Data entries →
'''

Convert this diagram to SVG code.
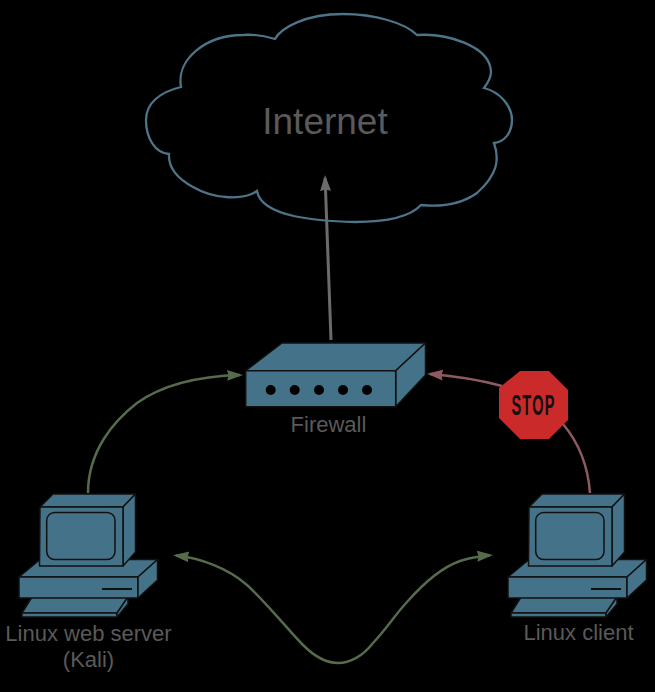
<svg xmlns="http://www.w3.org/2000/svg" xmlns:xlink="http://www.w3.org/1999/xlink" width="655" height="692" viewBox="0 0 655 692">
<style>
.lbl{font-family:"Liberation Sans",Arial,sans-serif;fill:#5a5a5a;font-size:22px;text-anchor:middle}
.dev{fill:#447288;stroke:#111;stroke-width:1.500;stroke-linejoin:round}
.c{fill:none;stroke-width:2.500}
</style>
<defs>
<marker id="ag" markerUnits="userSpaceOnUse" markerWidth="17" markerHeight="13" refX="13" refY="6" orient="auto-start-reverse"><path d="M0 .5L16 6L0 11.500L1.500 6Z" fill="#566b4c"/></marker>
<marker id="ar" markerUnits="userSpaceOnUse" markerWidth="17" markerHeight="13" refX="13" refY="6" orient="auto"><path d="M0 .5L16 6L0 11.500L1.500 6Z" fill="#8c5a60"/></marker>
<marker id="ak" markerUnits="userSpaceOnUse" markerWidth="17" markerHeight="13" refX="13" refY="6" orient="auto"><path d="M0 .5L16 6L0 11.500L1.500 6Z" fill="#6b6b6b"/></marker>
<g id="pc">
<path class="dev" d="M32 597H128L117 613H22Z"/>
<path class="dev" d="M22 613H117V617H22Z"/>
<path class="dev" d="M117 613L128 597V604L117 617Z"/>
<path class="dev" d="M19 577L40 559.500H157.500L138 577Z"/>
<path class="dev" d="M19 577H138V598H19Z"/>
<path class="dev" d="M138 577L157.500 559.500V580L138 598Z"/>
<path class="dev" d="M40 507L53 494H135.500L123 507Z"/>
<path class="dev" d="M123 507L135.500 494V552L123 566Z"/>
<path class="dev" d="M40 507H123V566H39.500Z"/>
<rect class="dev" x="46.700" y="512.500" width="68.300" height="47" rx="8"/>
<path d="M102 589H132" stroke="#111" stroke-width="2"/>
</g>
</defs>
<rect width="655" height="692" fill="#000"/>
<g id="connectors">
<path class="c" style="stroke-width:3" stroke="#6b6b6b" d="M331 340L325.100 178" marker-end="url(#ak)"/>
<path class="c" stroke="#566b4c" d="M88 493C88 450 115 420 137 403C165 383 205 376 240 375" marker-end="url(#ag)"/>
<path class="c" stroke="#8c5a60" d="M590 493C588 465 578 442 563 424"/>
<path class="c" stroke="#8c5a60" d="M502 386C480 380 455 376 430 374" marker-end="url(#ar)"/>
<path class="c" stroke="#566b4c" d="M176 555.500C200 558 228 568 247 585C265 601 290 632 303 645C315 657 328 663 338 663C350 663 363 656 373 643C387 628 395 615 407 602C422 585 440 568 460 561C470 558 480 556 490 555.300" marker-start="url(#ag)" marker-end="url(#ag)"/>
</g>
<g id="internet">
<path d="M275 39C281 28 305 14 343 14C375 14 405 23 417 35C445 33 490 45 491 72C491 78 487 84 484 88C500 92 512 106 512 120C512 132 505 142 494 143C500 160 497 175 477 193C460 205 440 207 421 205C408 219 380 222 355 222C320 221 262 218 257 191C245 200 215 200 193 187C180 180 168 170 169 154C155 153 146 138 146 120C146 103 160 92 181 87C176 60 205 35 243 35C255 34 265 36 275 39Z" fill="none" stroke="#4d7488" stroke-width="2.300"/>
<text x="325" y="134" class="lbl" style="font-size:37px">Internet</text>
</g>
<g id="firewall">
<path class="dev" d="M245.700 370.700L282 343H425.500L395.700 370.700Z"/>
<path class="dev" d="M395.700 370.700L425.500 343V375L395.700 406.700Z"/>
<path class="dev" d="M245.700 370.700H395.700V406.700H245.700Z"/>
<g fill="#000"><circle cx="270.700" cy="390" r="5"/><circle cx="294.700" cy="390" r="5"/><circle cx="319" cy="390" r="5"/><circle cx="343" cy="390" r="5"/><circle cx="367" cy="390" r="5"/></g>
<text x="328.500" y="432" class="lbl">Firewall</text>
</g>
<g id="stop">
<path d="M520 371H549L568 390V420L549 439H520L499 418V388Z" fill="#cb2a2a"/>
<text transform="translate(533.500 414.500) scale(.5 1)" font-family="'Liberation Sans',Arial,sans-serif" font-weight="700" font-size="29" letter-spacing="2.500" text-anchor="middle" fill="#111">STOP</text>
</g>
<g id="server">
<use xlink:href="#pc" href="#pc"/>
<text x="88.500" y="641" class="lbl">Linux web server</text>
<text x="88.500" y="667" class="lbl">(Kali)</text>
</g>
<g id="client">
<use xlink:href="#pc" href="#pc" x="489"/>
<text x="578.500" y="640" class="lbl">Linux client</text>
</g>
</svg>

'''
'''

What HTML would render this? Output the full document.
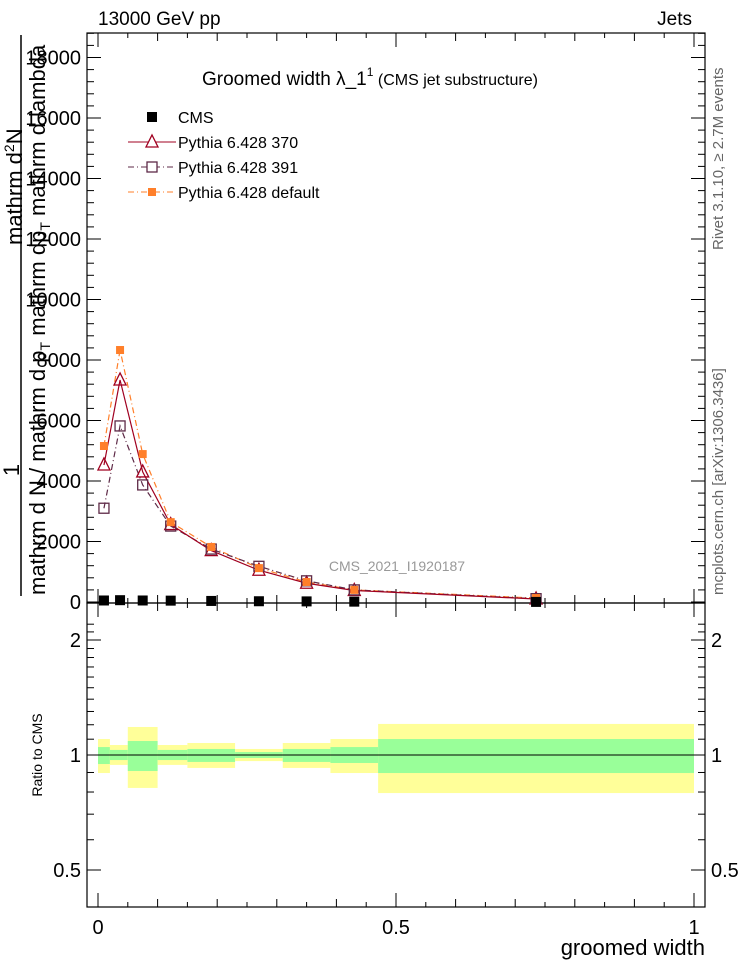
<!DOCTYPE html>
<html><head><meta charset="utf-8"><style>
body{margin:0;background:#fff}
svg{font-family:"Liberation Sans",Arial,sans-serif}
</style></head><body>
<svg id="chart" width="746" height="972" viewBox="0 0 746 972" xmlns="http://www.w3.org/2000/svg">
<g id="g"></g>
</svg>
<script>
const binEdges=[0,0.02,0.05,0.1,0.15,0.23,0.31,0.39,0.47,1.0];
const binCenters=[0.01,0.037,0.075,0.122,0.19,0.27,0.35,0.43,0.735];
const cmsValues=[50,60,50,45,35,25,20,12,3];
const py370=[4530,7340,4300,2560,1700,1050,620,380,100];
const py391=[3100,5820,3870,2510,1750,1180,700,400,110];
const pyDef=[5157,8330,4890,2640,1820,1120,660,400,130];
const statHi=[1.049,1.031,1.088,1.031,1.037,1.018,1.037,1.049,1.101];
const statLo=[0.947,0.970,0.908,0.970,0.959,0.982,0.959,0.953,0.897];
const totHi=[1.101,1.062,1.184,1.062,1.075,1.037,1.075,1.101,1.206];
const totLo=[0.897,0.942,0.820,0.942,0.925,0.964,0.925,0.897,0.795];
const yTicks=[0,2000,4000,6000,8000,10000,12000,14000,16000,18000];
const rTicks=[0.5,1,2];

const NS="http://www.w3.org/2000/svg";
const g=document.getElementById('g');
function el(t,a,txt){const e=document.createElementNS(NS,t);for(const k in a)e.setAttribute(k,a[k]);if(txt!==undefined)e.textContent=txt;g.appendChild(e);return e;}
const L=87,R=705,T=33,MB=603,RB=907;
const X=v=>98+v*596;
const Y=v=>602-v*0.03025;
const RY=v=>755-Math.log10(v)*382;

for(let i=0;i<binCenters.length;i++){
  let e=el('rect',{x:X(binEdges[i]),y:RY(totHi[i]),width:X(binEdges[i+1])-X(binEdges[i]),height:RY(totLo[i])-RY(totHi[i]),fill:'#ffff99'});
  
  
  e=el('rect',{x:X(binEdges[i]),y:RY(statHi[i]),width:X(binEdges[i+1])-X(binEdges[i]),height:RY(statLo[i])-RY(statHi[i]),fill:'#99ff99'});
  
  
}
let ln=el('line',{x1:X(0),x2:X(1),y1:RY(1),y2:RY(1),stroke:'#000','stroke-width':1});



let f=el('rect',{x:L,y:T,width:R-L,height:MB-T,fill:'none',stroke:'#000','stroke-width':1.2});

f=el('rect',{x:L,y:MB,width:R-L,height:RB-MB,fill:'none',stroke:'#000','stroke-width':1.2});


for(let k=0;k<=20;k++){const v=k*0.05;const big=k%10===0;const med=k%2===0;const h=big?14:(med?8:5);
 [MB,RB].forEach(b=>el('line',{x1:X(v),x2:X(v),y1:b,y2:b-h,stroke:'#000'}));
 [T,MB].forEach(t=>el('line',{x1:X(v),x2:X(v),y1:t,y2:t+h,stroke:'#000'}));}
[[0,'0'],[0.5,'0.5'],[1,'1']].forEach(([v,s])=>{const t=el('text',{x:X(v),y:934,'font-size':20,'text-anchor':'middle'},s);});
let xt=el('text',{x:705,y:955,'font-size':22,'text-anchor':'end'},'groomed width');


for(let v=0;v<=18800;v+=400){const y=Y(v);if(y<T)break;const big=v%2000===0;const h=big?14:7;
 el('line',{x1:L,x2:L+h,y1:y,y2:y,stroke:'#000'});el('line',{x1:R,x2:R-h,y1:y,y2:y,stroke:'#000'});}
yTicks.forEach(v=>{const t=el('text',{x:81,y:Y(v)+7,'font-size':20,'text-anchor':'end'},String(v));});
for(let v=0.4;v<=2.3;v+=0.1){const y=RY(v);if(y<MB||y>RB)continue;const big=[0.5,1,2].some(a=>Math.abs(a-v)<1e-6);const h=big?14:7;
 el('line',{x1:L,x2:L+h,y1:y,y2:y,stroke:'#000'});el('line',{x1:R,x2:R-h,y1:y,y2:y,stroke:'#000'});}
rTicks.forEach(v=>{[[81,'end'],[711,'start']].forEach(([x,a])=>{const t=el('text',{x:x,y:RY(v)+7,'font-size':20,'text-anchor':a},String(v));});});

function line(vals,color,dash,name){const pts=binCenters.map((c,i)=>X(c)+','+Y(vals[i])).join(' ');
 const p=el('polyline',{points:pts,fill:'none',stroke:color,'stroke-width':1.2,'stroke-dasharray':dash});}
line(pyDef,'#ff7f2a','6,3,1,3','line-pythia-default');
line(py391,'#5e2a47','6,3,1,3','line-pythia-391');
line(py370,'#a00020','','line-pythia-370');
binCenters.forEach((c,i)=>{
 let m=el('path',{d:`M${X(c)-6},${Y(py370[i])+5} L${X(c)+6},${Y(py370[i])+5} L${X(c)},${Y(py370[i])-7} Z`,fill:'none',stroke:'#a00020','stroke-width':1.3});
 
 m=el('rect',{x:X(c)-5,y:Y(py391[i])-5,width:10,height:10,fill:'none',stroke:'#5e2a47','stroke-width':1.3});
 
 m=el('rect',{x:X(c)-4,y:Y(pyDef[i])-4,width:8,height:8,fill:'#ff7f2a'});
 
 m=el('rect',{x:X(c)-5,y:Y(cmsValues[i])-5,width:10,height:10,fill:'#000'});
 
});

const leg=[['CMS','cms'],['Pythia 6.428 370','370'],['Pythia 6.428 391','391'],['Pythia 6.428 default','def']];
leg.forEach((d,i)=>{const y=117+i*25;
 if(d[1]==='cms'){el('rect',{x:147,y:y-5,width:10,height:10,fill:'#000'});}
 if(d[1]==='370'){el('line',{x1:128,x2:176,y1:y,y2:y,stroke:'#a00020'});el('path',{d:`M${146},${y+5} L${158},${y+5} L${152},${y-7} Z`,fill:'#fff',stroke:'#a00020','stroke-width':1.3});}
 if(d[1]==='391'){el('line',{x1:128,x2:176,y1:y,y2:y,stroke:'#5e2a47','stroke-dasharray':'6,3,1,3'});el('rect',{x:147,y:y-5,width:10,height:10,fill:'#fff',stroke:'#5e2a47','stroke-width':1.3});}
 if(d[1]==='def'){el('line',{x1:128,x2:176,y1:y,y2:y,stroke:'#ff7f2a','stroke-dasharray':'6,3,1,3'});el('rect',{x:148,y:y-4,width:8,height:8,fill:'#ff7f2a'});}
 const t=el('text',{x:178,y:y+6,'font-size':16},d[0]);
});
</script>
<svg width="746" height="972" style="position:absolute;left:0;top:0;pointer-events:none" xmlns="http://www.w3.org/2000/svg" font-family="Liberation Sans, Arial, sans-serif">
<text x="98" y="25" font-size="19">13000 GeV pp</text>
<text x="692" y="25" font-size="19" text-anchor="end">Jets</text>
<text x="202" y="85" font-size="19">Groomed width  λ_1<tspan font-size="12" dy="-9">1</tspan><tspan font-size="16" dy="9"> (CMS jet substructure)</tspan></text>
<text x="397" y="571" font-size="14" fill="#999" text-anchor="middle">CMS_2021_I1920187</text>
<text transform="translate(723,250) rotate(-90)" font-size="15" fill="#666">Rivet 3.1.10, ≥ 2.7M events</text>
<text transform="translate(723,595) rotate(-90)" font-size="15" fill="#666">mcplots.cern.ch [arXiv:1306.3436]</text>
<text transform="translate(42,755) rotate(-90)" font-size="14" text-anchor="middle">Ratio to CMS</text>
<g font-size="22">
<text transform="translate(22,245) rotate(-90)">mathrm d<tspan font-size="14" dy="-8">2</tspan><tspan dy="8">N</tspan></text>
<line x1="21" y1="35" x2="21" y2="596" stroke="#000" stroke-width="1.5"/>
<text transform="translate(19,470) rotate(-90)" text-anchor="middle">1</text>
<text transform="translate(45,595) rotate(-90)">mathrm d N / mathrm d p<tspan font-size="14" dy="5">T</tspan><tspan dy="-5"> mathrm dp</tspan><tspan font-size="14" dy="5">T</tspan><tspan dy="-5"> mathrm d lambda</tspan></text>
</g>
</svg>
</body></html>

'''
'''

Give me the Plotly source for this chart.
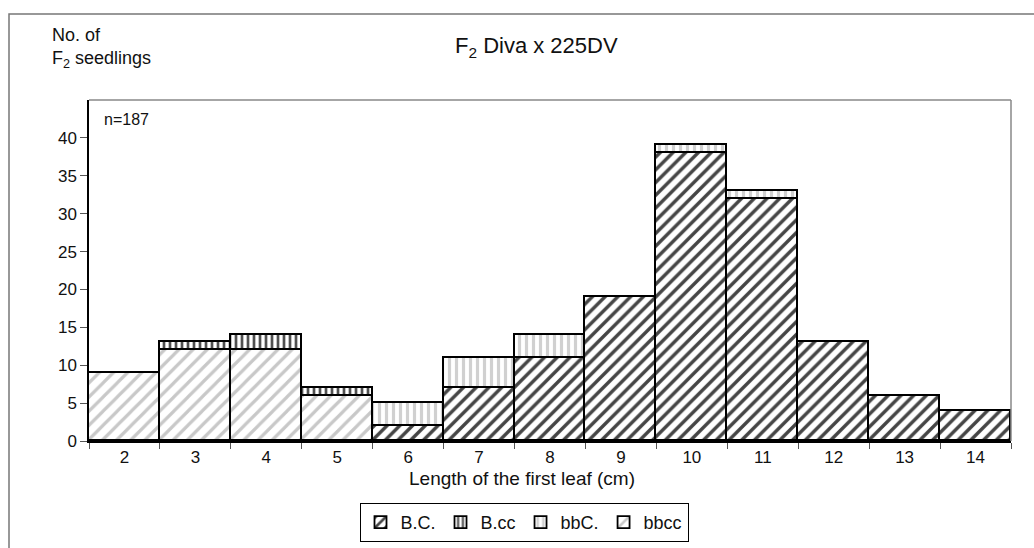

'''

Task statement → Copy exactly the material above from the line with "What HTML would" to the line with "const RY=v=>755-Math.log10(v)*382;", ends included, and nothing else. Leave out any picture.

Result below →
What HTML would render this? Output the full document.
<!DOCTYPE html>
<html><head><meta charset="utf-8"><style>
body{margin:0;background:#fff}
svg{font-family:"Liberation Sans",Arial,sans-serif}
</style></head><body>
<svg id="chart" width="746" height="972" viewBox="0 0 746 972" xmlns="http://www.w3.org/2000/svg">
<g id="g"></g>
</svg>
<script>
const binEdges=[0,0.02,0.05,0.1,0.15,0.23,0.31,0.39,0.47,1.0];
const binCenters=[0.01,0.037,0.075,0.122,0.19,0.27,0.35,0.43,0.735];
const cmsValues=[50,60,50,45,35,25,20,12,3];
const py370=[4530,7340,4300,2560,1700,1050,620,380,100];
const py391=[3100,5820,3870,2510,1750,1180,700,400,110];
const pyDef=[5157,8330,4890,2640,1820,1120,660,400,130];
const statHi=[1.049,1.031,1.088,1.031,1.037,1.018,1.037,1.049,1.101];
const statLo=[0.947,0.970,0.908,0.970,0.959,0.982,0.959,0.953,0.897];
const totHi=[1.101,1.062,1.184,1.062,1.075,1.037,1.075,1.101,1.206];
const totLo=[0.897,0.942,0.820,0.942,0.925,0.964,0.925,0.897,0.795];
const yTicks=[0,2000,4000,6000,8000,10000,12000,14000,16000,18000];
const rTicks=[0.5,1,2];

const NS="http://www.w3.org/2000/svg";
const g=document.getElementById('g');
function el(t,a,txt){const e=document.createElementNS(NS,t);for(const k in a)e.setAttribute(k,a[k]);if(txt!==undefined)e.textContent=txt;g.appendChild(e);return e;}
const L=87,R=705,T=33,MB=603,RB=907;
const X=v=>98+v*596;
const Y=v=>602-v*0.03025;
const RY=v=>755-Math.log10(v)*382;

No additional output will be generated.